Thanks to America’s current hysteria over taxation, we seem to be moving back to the bad old days. Affluent neighborhoods are hiring their own “security” in the absence of adequate police protection. And now, we’re evidently going to use a “safety program” to charge commercial occupants for a portion of their fire protection.

This isn’t progress, folks.

Maybe its time for a community-wide discussion of what government is for.




Perverse Incentives

I know this chart has probably been floating around the Internet for a while, but I recently came across it, and it really made me think.

The chart lists 30 major corporations, their profits for 2011, the amount of taxes each paid that year, and the amounts they paid lobbyists. A majority of those listed  paid zero taxes on massive profits, thanks to various provisions of the tax code.
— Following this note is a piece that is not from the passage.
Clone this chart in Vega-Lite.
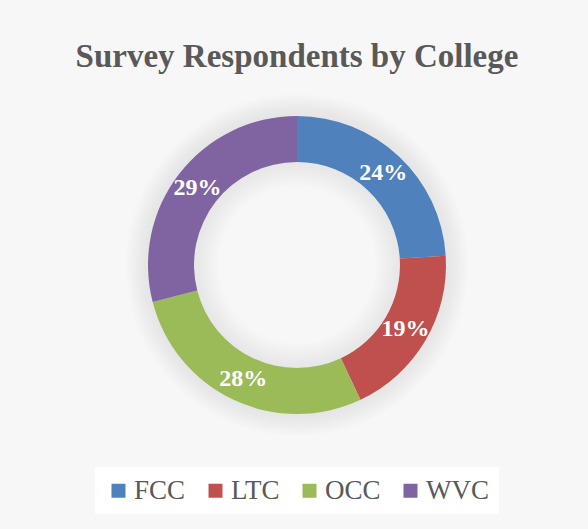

Many of them actually got money back, again, courtesy of those same arcane provisions. Virtually all of them spent millions of dollars lobbying the federal government; in every case, the amounts spent to influence policy far exceeded the amounts paid in taxes.

What’s wrong with this picture?

There are often sound reasons for using the tax code to encourage behaviors that benefit the greater society. If we want more energy, for example, and we recognize that the costs of exploration and the risk of coming up dry are high, it makes sense to provide a tax incentive to ameliorate that risk. If we want businesses to modernize, to invest in equipment that will make them more productive, offering them the ability to write off those investments over the useful life of the equipment is reasonable. There are many other examples.

The problem comes when the incentives bear no reasonable relationship to the behaviors they are intended to encourage–when those well-compensated lobbyists manage to persuade lawmakers to favor their clients by inserting special provisions in the law or special treatment in the tax code. In the case of oil and gas, for example, companies have not only benefitted from obscenely favorable tax provisions, but have negotiated leases of public lands on terms that have been widely criticized as giveaways.  Here in Indiana, Leucadia–a politically well-connected energy company–will benefit from a 30-year agreement with the state that effectively shields the company’s new coal gasification plant from unfavorable market conditions. 

Leucadia is hardly an isolated example. There’s a reason someone coined the term “crony capitalism.”

The well-connected and powerful have always been able to influence policy. To a certain extent, it’s an unavoidable aspect of human society. But in 21st Century America, we are dangerously close to corrupting the system, eviscerating checks and balances, and institutionalizing a caste system. Recent studies have documented America’s depressing loss of social mobility. Headlines routinely report the self-dealing of Wall Street bankers and financiers, along with the outrageous salaries and bonuses that bear no relationship to their performance. Jack Abramov, the disgraced lobbyist whose name has become synonymous with K-Street and Washington deal-making, is trying to rehabilitate his reputation in interviews sharing “chapter and verse” of influence-peddling in the nation’s capital, and the picture he paints is not pretty.

Local business-people, shop-owners, mom-and-pop enterprises and other middle-class Americans go to work every day, follow the rules, and pay their taxes when due. They don’t have agents working the halls of the legislature to get them special deals. They don’t have hundreds of thousands of dollars to contribute to Super-Pacs, and Citizens United didn’t free them to donate megabucks to buy a Congressman or two.

Shouldn’t the major corporations that are profiting so handsomely also be paying taxes to the country that makes those profits possible? Those companies depend upon workers educated in our public schools. They rely on our courts to enforce their contracts. Their trucks drive on roads paved by American taxpayers. Tax-supported police and fire-fighters protect their warehouses. Why do they prefer to pay millions to lobby for special advantage rather than simply using that money to pay their fair share of the costs to maintain our physical and social infrastructure?

What are the incentives that lead those who are already rich and privileged to seek even more by gaming the system?